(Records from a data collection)

* Begin *

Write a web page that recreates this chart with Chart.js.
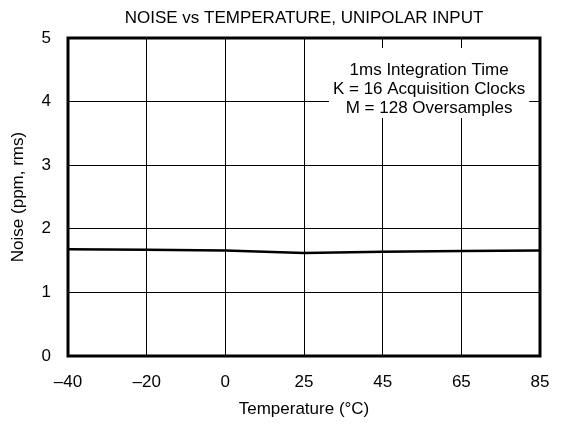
<!DOCTYPE html>
<html>
<head>
<meta charset="utf-8">
<script src="https://cdn.jsdelivr.net/npm/chart.js@4/dist/chart.umd.min.js"></script>
<style>
  html, body { margin: 0; padding: 0; background: #fff; }
  #wrap { width: 561px; height: 427px; }
</style>
</head>
<body>
<div id="wrap"><canvas id="myChart" width="561" height="427"></canvas></div>
<script>
const temps = ["–40", "–20", "0", "25", "45", "65", "85"];
const noise = [1.68, 1.67, 1.66, 1.62, 1.64, 1.65, 1.66];
const yTicks = [0, 1, 2, 3, 4, 5];
const chartTitle = "NOISE vs TEMPERATURE, UNIPOLAR INPUT";
const noteLines = ["1ms Integration Time", "K = 16 Acquisition Clocks", "M = 128 Oversamples"];

const FONT = "'Liberation Sans', Arial, sans-serif";
const FS = 17;

// title centred over the plot, white note box, and the heavy frame
const decoPlugin = {
    id: 'deco',
    afterDatasetsDraw(chart) {
        const ctx = chart.ctx;
        const area = chart.chartArea;
        ctx.save();
        ctx.font = FS + "px " + FONT;
        ctx.fillStyle = '#000';
        ctx.textAlign = 'center';
        ctx.textBaseline = 'middle';
        ctx.fillText(chartTitle, (area.left + area.right) / 2, 18);

        const cx = area.left + (area.right - area.left) * 0.765;
        const y0 = area.top + 32;
        let w = 0;
        noteLines.forEach(t => { w = Math.max(w, ctx.measureText(t).width); });
        ctx.fillStyle = '#fff';
        ctx.fillRect(cx - w / 2 - 4, y0 - 22, w + 8, 19 * (noteLines.length - 1) + 32);
        ctx.fillStyle = '#000';
        noteLines.forEach((t, i) => ctx.fillText(t, cx, y0 + i * 19));

        ctx.strokeStyle = '#000';
        ctx.lineWidth = 3;
        ctx.strokeRect(area.left, area.top, area.right - area.left, area.bottom - area.top);
        ctx.restore();
    }
};

const ctx1 = document.getElementById('myChart').getContext('2d');
new Chart(ctx1, {
    type: 'line',
    data: {
        labels: temps,
        datasets: [{
            data: noise,
            borderColor: '#000',
            borderWidth: 2.5,
            pointRadius: 0,
            tension: 0,
            fill: false
        }]
    },
    options: {
        responsive: false,
        animation: false,
        layout: { padding: { left: 0, right: 21, top: 38, bottom: 0 } },
        plugins: {
            legend: { display: false },
            tooltip: { enabled: false },
            title: { display: false }
        },
        scales: {
            x: {
                type: 'category',
                offset: false,
                afterFit: (axis) => {
                    axis.height = 71;
                    axis.paddingLeft = 0;
                    axis.paddingRight = 0;
                },
                grid: { color: '#000', lineWidth: 1, drawTicks: false },
                border: { display: false },
                ticks: { color: '#000', padding: 16, maxRotation: 0, font: { family: FONT, size: FS } },
                title: {
                    display: true, text: 'Temperature (°C)', color: '#000',
                    font: { family: FONT, size: FS }, padding: { top: 0, bottom: 7 }
                }
            },
            y: {
                min: 0, max: 5,
                afterFit: (axis) => {
                    axis.width = 68;
                    axis.paddingTop = 0;
                    axis.paddingBottom = 0;
                },
                afterBuildTicks: (axis) => { axis.ticks = yTicks.map(v => ({ value: v })); },
                grid: { color: '#000', lineWidth: 1, drawTicks: false },
                border: { display: false },
                ticks: { color: '#000', padding: 17, font: { family: FONT, size: FS } },
                title: {
                    display: true, text: 'Noise (ppm, rms)', color: '#000',
                    font: { family: FONT, size: FS }, padding: { top: 8, bottom: 0 }
                }
            }
        }
    },
    plugins: [decoPlugin]
});
</script>
</body>
</html>
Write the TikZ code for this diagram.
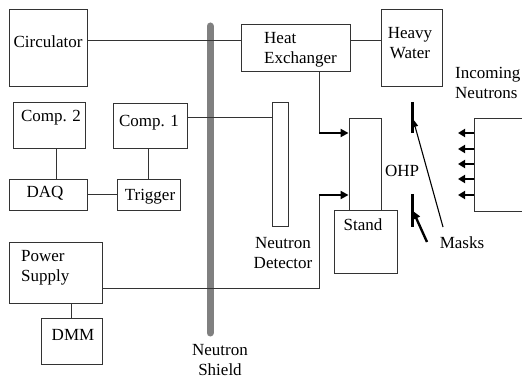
\documentclass[tikz,border=0pt]{standalone}
\usepackage{fontspec}
\setmainfont{Liberation Serif}
\usetikzlibrary{arrows.meta,calc}
\begin{document}
\begin{tikzpicture}[x=1pt,y=-1pt,
  every node/.style={font=\rmfamily\fontsize{17}{19.5}\selectfont, inner sep=0pt},
  box/.style={draw=black!80, line width=0.9pt, rectangle},
  wire/.style={draw=black!80, line width=0.9pt},
  thickarrow/.style={draw=black, line width=2.2pt, -{Triangle[length=8pt,width=8pt]}},
  mask/.style={draw=black, line width=3pt},
  txt/.style={align=center}]
\useasboundingbox (0,0) rectangle (522,379);
% boxes
\node[box, minimum width=78pt, minimum height=77pt] (circ) at (48,47.5) {};
\node[box, minimum width=109pt, minimum height=47pt] (he) at (295.5,47.5) {};
\node[box, minimum width=61pt, minimum height=77pt] (hw) at (411.5,47.5) {};
\node[box, minimum width=72pt, minimum height=46pt] (c2) at (49,125) {};
\node[box, minimum width=74pt, minimum height=45pt] (c1) at (150,125.5) {};
\node[box, minimum width=78pt, minimum height=31pt] (daq) at (48,194.5) {};
\node[box, minimum width=63pt, minimum height=31pt] (trig) at (148.5,194.5) {};
\node[box, minimum width=93pt, minimum height=61pt] (ps) at (55.5,272.5) {};
\node[box, minimum width=61pt, minimum height=46pt] (dmm) at (71.5,341) {};
\node[box, minimum width=16pt, minimum height=124pt] (det) at (280,164) {};
\node[box, minimum width=32pt, minimum height=92pt] (col) at (365,164) {};
\node[box, minimum width=63pt, minimum height=63pt] (stand) at (365.5,241.5) {};
% texts
\node (tcirc) at (48,42) {Circulator};
\node[anchor=west, align=left] (the) at (264,50) {Heat\\Exchanger};
\node[txt] (thw) at (410,43) {Heavy\\Water};
\node (tc2) at (51,118) {Comp. 2};
\node (tc1) at (149,123) {Comp. 1};
\node (tdaq) at (45,193) {DAQ};
\node (ttrig) at (150,197) {Trigger};
\node[anchor=west, align=left] (tps) at (21,268) {Power\\Supply};
\node (tdmm) at (73,335) {DMM};
\node (tstand) at (363,225) {Stand};
\node[txt] (tshield) at (220,360) {Neutron\\Shield};
\node[txt] (tdet) at (283,253) {Neutron\\Detector};
\node[anchor=west, align=left] (tin) at (455,83) {Incoming\\Neutrons};
\node (tohp) at (402,171) {OHP};
\node (tmasks) at (462,243) {Masks};
% shield
\coordinate (sh1) at (210,26);
\coordinate (sh2) at (210,333);
\draw[draw=black!50, line width=7pt, line cap=round] (sh1) -- (sh2);
% wires
\draw[wire] (circ.east |- 0,40) -- (he.west |- 0,40);
\draw[wire] (he.east |- 0,40) -- (hw.west |- 0,40);
\draw[wire] (c1.east |- 0,117) -- (det.west |- 0,117);
\draw[wire] (c2.south -| 56,0) -- (daq.north -| 56,0);
\draw[wire] (c1.south -| 148,0) -- (trig.north -| 148,0);
\draw[wire] (daq.east |- 0,194) -- (trig.west |- 0,194);
\draw[wire] (ps.south -| 71,0) -- (dmm.north -| 71,0);
\coordinate (j1) at (319,133);
\coordinate (j2) at (319,195);
\draw[wire] (he.south -| j1) -- (j1);
\draw[wire] (ps.east |- 0,288) -| (j2);
\draw[thickarrow] (j1) -- (col.west |- j1);
\draw[thickarrow] (j2) -- (col.west |- j2);
% incoming neutrons box
\coordinate (nb1) at (522,118);
\coordinate (nb2) at (474,118);
\coordinate (nb3) at (474,211);
\coordinate (nb4) at (522,211);
\draw[wire] (nb1) -- (nb2) -- (nb3) -- (nb4);
\foreach \yy/\nm in {133/a,149/b,164/c,179/d,195/e}{
  \coordinate (ns\nm) at (474,\yy);
  \coordinate (ne\nm) at (458,\yy);
  \draw[thickarrow, -{Triangle[length=7pt,width=8pt]}] (ns\nm) -- (ne\nm);
}
% masks
\coordinate (m1a) at (412,102);
\coordinate (m1b) at (412,133);
\coordinate (m2a) at (412,194);
\coordinate (m2b) at (412,227);
\draw[mask] (m1a) -- (m1b);
\draw[mask] (m2a) -- (m2b);
\coordinate (p1s) at (443,227);
\coordinate (p1e) at (413,119);
\coordinate (p2s) at (427,242);
\coordinate (p2e) at (413,211);
\draw[draw=black, line width=1.1pt, -{Triangle[length=8pt,width=6pt]}] (p1s) -- (p1e);
\draw[draw=black, line width=2.4pt, -{Triangle[length=8pt,width=8pt]}] (p2s) -- (p2e);
\end{tikzpicture}
\end{document}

* End *

Your instructions – Pick out lines containing the word "this", each one as written.

Task result –
Write a web page that recreates this chart with Chart.js.
Write the TikZ code for this diagram.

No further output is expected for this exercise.